Although a comment made by appellant’s counsel at oral argument before this Court (in response to a question) suggests reliance also on the Equal Protection Clause for the claim that a jury trial was constitutionally required (Tr. 5), an examination of the record clearly reveals that this was not any part of the basis on which probable jurisdiction was noted here. Appellant made no equal protection claim before the juvenile court, in his petition for habeas corpus to the state courts, or in his jurisdictional statement or brief in this Court. The Sixth Amendment as reflected in the Fourteenth was the exclusive basis for appellant’s claim that he had a right to a jury trial. (See “Questions Presented” in Jurisdictional Statement 3-4, and *31Appellant’s Brief 2.) Nor has any of the Nebraska courts below passed on any equal protection claim.

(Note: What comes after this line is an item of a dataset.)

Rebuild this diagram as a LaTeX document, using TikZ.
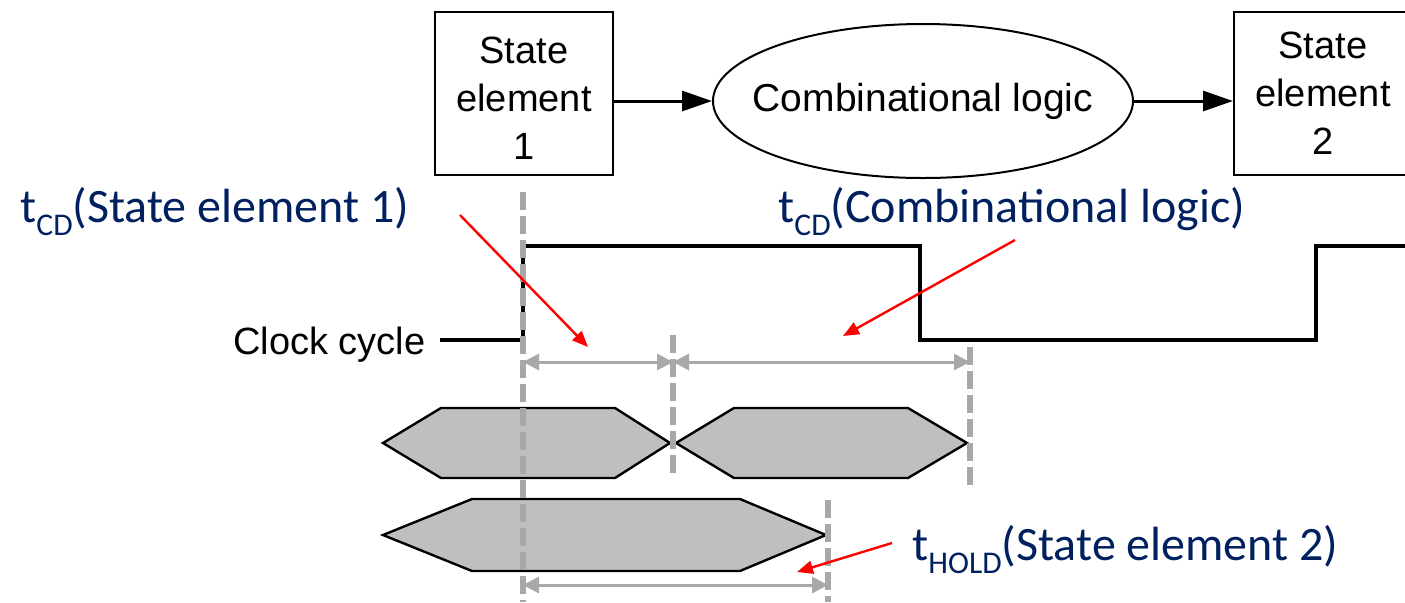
\documentclass[tikz,border=0pt]{standalone}
\usepackage{fontspec}
\setmainfont{Liberation Sans}
\newfontfamily\calib{Carlito}
\usetikzlibrary{arrows.meta,shapes.geometric}
\definecolor{navy}{HTML}{002060}
\definecolor{dashgrey}{HTML}{A8A8A8}
\definecolor{hexfill}{HTML}{BFBFBF}
% t with a subscript, followed by a parenthesised name
\newcommand{\tdelay}[2]{t\raisebox{-0.28em}{\fontsize{15.8pt}{16pt}\selectfont #1}(#2)}
\begin{document}
\begin{tikzpicture}[x=0.5pt,y=-0.5pt,
  stbox/.style={draw,line width=1pt,minimum width=89pt,minimum height=81.5pt,inner sep=0pt},
  logic/.style={draw,ellipse,line width=1pt,minimum width=210pt,minimum height=77pt,inner sep=0pt},
  caption/.style={align=center,inner sep=0pt,font=\fontsize{19pt}{24pt}\selectfont},
  flow/.style={line width=1.5pt,-{Triangle[length=15pt,width=10pt]}},
  wave/.style={line width=1.7pt},
  hex/.style={draw=black,fill=hexfill,line width=1.2pt,line join=miter},
  guide/.style={dashgrey,line width=2.6pt,dash pattern=on 9pt off 3pt},
  span/.style={dashgrey,line width=1.5pt,{Triangle[length=8pt,width=8pt]}-{Triangle[length=8pt,width=8pt]}},
  pointer/.style={red,line width=1.2pt,-{Triangle[length=8pt,width=6.5pt]}},
  delay/.style={navy,inner sep=0pt,anchor=base west,font=\calib\fontsize{24pt}{28pt}\selectfont}]
\path[use as bounding box] (0,0) rectangle (1405,602);
\clip (0,0) rectangle (1405,602);

% datapath: state element -> combinational logic -> state element
\node[stbox] (s1) at (524,93.5) {};
\node[stbox] (s2) at (1323,93) {};
\node[logic] (cl) at (923,101) {};
\node[caption] (t1) at (524,98) {State\\element\\1};
\node[caption] (t2) at (1323,93) {State\\element\\2};
\node[caption,font=\fontsize{19.5pt}{24pt}\selectfont] (tl) at (923,101) {Combinational logic};
\draw[flow] (cl.west -| s1.east) -- (cl.west);
\draw[flow] (cl.east) -- (cl.east -| s2.west);

% clock waveform
\node[anchor=base east,inner sep=0pt,font=\fontsize{19pt}{24pt}\selectfont] (clk) at (426,354) {Clock cycle};
\coordinate (c0) at (440,340);
\coordinate (c1) at (523,340);
\coordinate (c2) at (523,246);
\coordinate (c3) at (920,246);
\coordinate (c4) at (920,340);
\coordinate (c5) at (1316,340);
\coordinate (c6) at (1316,246);
\coordinate (c7) at (1405,246);
\draw[wave] (c0) -- (c1) -- (c2) -- (c3) -- (c4) -- (c5) -- (c6) -- (c7);

% data valid windows
\draw[hex] (383,443) -- (441,408) -- (615,408) -- (670,443) -- (615,478) -- (441,478) -- cycle;
\draw[hex] (676,443) -- (734,408) -- (908,408) -- (967,443) -- (908,478) -- (734,478) -- cycle;
\draw[hex] (383,535) -- (472,499) -- (740,499) -- (826,535) -- (740,571) -- (472,571) -- cycle;

% timing guides
\coordinate (g1t) at (523,192);  \coordinate (g1b) at (523,602);
\coordinate (g2t) at (673,335);  \coordinate (g2b) at (673,473);
\coordinate (g3t) at (970,347);  \coordinate (g3b) at (970,487);
\coordinate (g4t) at (828,500);  \coordinate (g4b) at (828,602);
\draw[guide] (g1t) -- (g1b);
\draw[guide] (g2t) -- (g2b);
\draw[guide] (g3t) -- (g3b);
\draw[guide] (g4t) -- (g4b);

% measured intervals
\coordinate (m1) at (523,362);
\coordinate (m2) at (673,362);
\coordinate (m3) at (970,362);
\coordinate (h1) at (523,585);
\coordinate (h2) at (828,585);
\draw[span] (m1) -- (m2);
\draw[span] (m2) -- (m3);
\draw[span] (h1) -- (h2);

% delay labels with pointers
\node[delay] (lse) at (20,222) {\tdelay{CD}{State element 1}};
\node[delay] (lcl) at (778,222) {\tdelay{CD}{Combinational logic}};
\node[delay] (lho) at (912,560) {\tdelay{HOLD}{State element 2}};
\coordinate (p1s) at (460,215);  \coordinate (p1e) at (588,347);
\coordinate (p2s) at (1015,240); \coordinate (p2e) at (843,336);
\coordinate (p3s) at (892,543);  \coordinate (p3e) at (797,572);
\draw[pointer] (p1s) -- (p1e);
\draw[pointer] (p2s) -- (p2e);
\draw[pointer] (p3s) -- (p3e);
\end{tikzpicture}
\end{document}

This Court has recently noted probable jurisdiction to consider this issue in In re Winship (No. 85, Misc.), probable jurisdiction noted, post, p. 885.
In his petition for state habeas corpus, appellant did not allege as to this issue that any Nebraska statutory provision was invalid. Instead he claimed: “Petitioner is deprived of his liberty under the Fourteenth Amendment of the Constitution of the United States when his right to a jury trial and the protective procedures of the criminal code are left to depend on the uncontrolled discretion of the prosecutor as to whether petitioner should be proceeded against in juvenile court or should be informed against in District Court under the provisions of the code of criminal procedure.” If it can be fairly said that the prosecutor’s discretion under Nebraska law is “uncontrolled,” or not subject to review, this is not because of any explicit statutory provision making it such, cf. Neb. Rev. Stat. § 43-205.04, but because of language in Nebraska case law. See State v. McCoy, 145 Neb. 750, 18 N. W. 2d 101 (1945); Fugate v. Bonin, 167 Neb. 70, 75, 91 N. W. 2d 240, 243-244 (1958).